SEOUL (AFP) - Floods have damaged tens of thousands of buildings in northeastern North Korea after the worst downpour there for decades, state media said on Sunday (Sept 11), urging all soldiers and civilians to join a drive to help victims.
The report on the official KCNA news agency gave no death toll or exact figure for damage.
A United Nations (UN) report last week, citing Pyongyang government data, said 60 people had been killed and over 44,000 were homeless along the Tumen River, which partially marks the border with China and Russia.
Sunday's report, citing the central committee of the ruling Workers' Party, said "tens of thousands" of homes and public buildings had collapsed and railways, roads, power supplies, factories and farmland had been destroyed or submerged.

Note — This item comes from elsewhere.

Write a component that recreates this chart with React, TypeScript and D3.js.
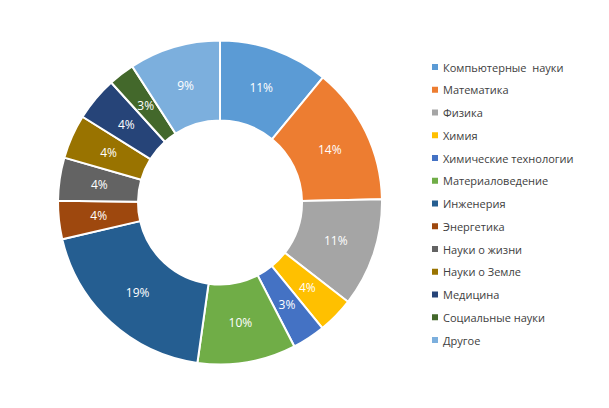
import React, { useRef, useEffect } from "react";
import * as d3 from "d3";

const categories = [
  "Компьютерные  науки",
  "Математика",
  "Физика",
  "Химия",
  "Химические технологии",
  "Материаловедение",
  "Инженерия",
  "Энергетика",
  "Науки о жизни",
  "Науки о Земле",
  "Медицина",
  "Социальные науки",
  "Другое",
];
const values = [10.95, 13.7, 10.8, 3.6, 3.3, 9.8, 19.1, 3.8, 4.3, 4.4, 4.4, 2.6, 9.1];
const labels = ["11%", "14%", "11%", "4%", "3%", "10%", "19%", "4%", "4%", "4%", "4%", "3%", "9%"];
const colors = [
  "#5B9BD5", "#ED7D31", "#A5A5A5", "#FFC000", "#4472C4", "#70AD47",
  "#255E91", "#9E480E", "#636363", "#997300", "#264478", "#43682B", "#7CAFDD",
];

const W = 609;
const H = 408;

const App: React.FC = () => {
  const svgRef = useRef<SVGSVGElement | null>(null);

  useEffect(() => {
    if (!svgRef.current) return;
    const svg = d3.select(svgRef.current);
    svg.selectAll("*").remove();

    const cx = 220;
    const cy = 202.5;
    const outer = 162;
    const inner = 82;

    const pie = d3.pie<number>().sort(null).value((d) => d);
    const arcs = pie(values);
    const arc = d3.arc<d3.PieArcDatum<number>>().innerRadius(inner).outerRadius(outer);
    const labelArc = d3
      .arc<d3.PieArcDatum<number>>()
      .innerRadius((inner + outer) / 2)
      .outerRadius((inner + outer) / 2);

    const g = svg.append("g").attr("transform", `translate(${cx},${cy})`);

    g.selectAll("path")
      .data(arcs)
      .enter()
      .append("path")
      .attr("d", arc)
      .attr("fill", (_, i) => colors[i])
      .attr("stroke", "white")
      .attr("stroke-width", 2);

    g.selectAll("text")
      .data(arcs)
      .enter()
      .append("text")
      .attr("transform", (d) => `translate(${labelArc.centroid(d)})`)
      .attr("text-anchor", "middle")
      .attr("dominant-baseline", "central")
      .attr("fill", "white")
      .attr("font-family", "'Open Sans', sans-serif")
      .attr("font-size", "12px")
      .text((_, i) => labels[i]);

    const y = d3
      .scalePoint<string>()
      .domain(categories)
      .range([67, 340]);

    const legend = svg.append("g");
    const rows = legend
      .selectAll("g")
      .data(categories)
      .enter()
      .append("g")
      .attr("transform", (d) => `translate(432,${y(d)})`);

    rows
      .append("rect")
      .attr("x", 0)
      .attr("y", -3)
      .attr("width", 6)
      .attr("height", 6)
      .attr("fill", (_, i) => colors[i]);

    rows
      .append("text")
      .attr("x", 11)
      .attr("y", 0)
      .attr("dominant-baseline", "central")
      .attr("fill", "#404040")
      .attr("font-family", "'Open Sans', sans-serif")
      .attr("font-size", "11px")
      .style("white-space", "pre")
      .text((d) => d);
  }, []);

  return (
    <svg
      ref={svgRef}
      width={W}
      height={H}
      style={{ position: "absolute", left: 0, top: 0, background: "white" }}
    ></svg>
  );
};

export default App;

People in North Hamgyong province were suffering "great hardship", it added.
The main thrust of an ongoing nationwide 200-day mass mobilisation campaign aimed at boosting the economy would be redirected to helping flood victims, it quoted the central committee as saying.
The objective was to "direct all efforts to the construction of dwelling houses to provide flood-hit people with warm cradles and turn the flood-battered region into a fairyland in the era of the Workers' Party within this year".
Impoverished North Korea is vulnerable to natural disasters, especially floods. At least 169 were killed by a massive rainstorm in the summer of 2012.
Its territory is largely composed of mountains and hills that have long been stripped bare for fuel or turned into terraced rice fields. This allows rainwater to flow downhill unchecked.
A series of floods and droughts was partially responsible for a famine that killed hundreds of thousands between 1994-98, with economic mismanagement and the loss of Soviet support exacerbating the situation.
The United Nations Security Council is planning fresh sanctions on the nation after it staged its fifth nuclear weapons test Friday.